Operata per un tumore al seno, viene sottoposta a cicli di radioterapia e chemioterapia nella mammella sbagliata: il caso di Bari
Sta rimbalzando in tutti i giornali il caso della donna affetta da tumore al seno che, dopo aver subito un intervento di rimozione dell’organo, è stata sottoposta ad interventi di radioterapia e chemioterapia nella mammella sbagliata.
La vicenda, risalente al 2013, è stata riportata alla luce da Fanpage nella giornata di oggi. Un caso di “malpractice sanitaria” – così lo hanno definito i giudici della Corte dei Conti – che avrebbe, come spesso accade, una donna intenzionata ad asportare un cancro al seno come unica vittima.
Gli otto cicli di cura applicati alla mammella sbagliata, prescritti dall’Unità di Radioterapia dell’Istituto Tumori Giovanni Paolo II (Bari), hanno visto imputare al responsabile del reparto un risarcimento pari a 25.000 euro per la negligenza dimostrata in ambito lavorativo. Ma le cose, come evidenziato dai quotidiani locali, sono andate in tutt’altra direzione rispetto a quanto previsto inizialmente dalla Procura della Corte dei Conti.

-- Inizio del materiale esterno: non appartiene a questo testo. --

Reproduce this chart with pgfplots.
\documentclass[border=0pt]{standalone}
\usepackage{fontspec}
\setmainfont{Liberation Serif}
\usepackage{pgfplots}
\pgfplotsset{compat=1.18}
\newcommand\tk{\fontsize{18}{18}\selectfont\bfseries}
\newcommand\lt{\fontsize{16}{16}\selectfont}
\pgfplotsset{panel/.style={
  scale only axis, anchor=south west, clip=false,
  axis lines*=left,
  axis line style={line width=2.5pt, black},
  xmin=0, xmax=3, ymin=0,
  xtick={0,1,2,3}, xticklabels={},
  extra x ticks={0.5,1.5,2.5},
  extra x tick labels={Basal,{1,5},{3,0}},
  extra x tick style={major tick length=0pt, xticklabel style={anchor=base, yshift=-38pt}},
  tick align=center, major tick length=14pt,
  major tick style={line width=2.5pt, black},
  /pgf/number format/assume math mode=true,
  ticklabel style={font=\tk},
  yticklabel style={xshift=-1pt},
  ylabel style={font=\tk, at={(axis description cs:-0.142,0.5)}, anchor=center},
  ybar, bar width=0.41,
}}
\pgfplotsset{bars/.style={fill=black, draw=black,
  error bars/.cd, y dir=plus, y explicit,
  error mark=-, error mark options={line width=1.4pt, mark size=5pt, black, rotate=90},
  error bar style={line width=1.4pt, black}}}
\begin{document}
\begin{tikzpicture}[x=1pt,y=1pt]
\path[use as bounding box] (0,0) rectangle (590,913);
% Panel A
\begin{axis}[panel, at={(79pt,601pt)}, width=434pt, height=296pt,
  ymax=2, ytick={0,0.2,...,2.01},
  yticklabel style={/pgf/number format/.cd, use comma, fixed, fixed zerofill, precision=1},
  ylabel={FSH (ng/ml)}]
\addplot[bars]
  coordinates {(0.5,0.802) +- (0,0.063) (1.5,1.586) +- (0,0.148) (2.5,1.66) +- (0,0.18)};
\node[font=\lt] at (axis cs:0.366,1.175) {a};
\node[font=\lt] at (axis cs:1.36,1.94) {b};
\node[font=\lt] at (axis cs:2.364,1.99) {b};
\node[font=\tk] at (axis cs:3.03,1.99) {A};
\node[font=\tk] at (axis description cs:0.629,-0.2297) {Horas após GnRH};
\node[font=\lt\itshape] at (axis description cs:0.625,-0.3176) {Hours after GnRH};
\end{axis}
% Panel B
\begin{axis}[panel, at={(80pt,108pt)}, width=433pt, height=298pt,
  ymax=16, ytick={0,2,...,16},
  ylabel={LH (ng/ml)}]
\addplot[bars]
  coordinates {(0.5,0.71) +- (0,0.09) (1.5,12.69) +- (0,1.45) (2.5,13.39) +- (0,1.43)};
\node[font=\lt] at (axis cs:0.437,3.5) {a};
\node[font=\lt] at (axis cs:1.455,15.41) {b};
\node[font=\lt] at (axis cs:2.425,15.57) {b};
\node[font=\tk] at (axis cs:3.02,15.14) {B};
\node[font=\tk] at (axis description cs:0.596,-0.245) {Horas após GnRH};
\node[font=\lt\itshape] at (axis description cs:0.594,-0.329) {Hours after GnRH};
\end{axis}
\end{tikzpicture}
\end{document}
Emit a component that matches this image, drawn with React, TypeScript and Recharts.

Il caso verificatosi nel 2013 presso l’Istituto Tumori Giovanni Paolo II di Bari è stato etichettato come un caso di “malpractice sanitaria”. Una donna, dopo aver subito un intervento di mastectomia nella mammella destra, venne invitata a sottoporsi a dei cicli di radioterapia e chemioterapia per archiviare definitivamente il pericolo rappresentato dal tumore.
Gli otto cicli di terapia a cui la paziente si sottopose, tuttavia, vennero eseguiti nella parte sinistra del torace. A distanza di dieci anni dall’accaduto, a riportare a galla questo terribile caso di negligenza medica sono proprio le testate locali, che hanno anche ricostruito il decorso della vicenda in termini giudiziari.
La Procura della Corte dei Conti, nello specifico, avrebbe chiesto al responsabile del reparto di Radioterapia un risarcimento pari a 25.000 euro per la donna che, in tutta questa vicenda, ha subito un intervento medico non necessario sul suo corpo. La difesa, tuttavia, è riuscita ad ottenere un abbassamento del 50% del prezzo per l’accusato.
Un caso che, anche dopo parecchi anni, non manca di far riflettere rispetto allo stato in cui verserebbe il sistema sanitario nazionale. E, come spesso accade, a farne le spese sono i pazienti che, anziché ricevere cure adeguate, cadono vittime di tremendi episodi di negligenza medica.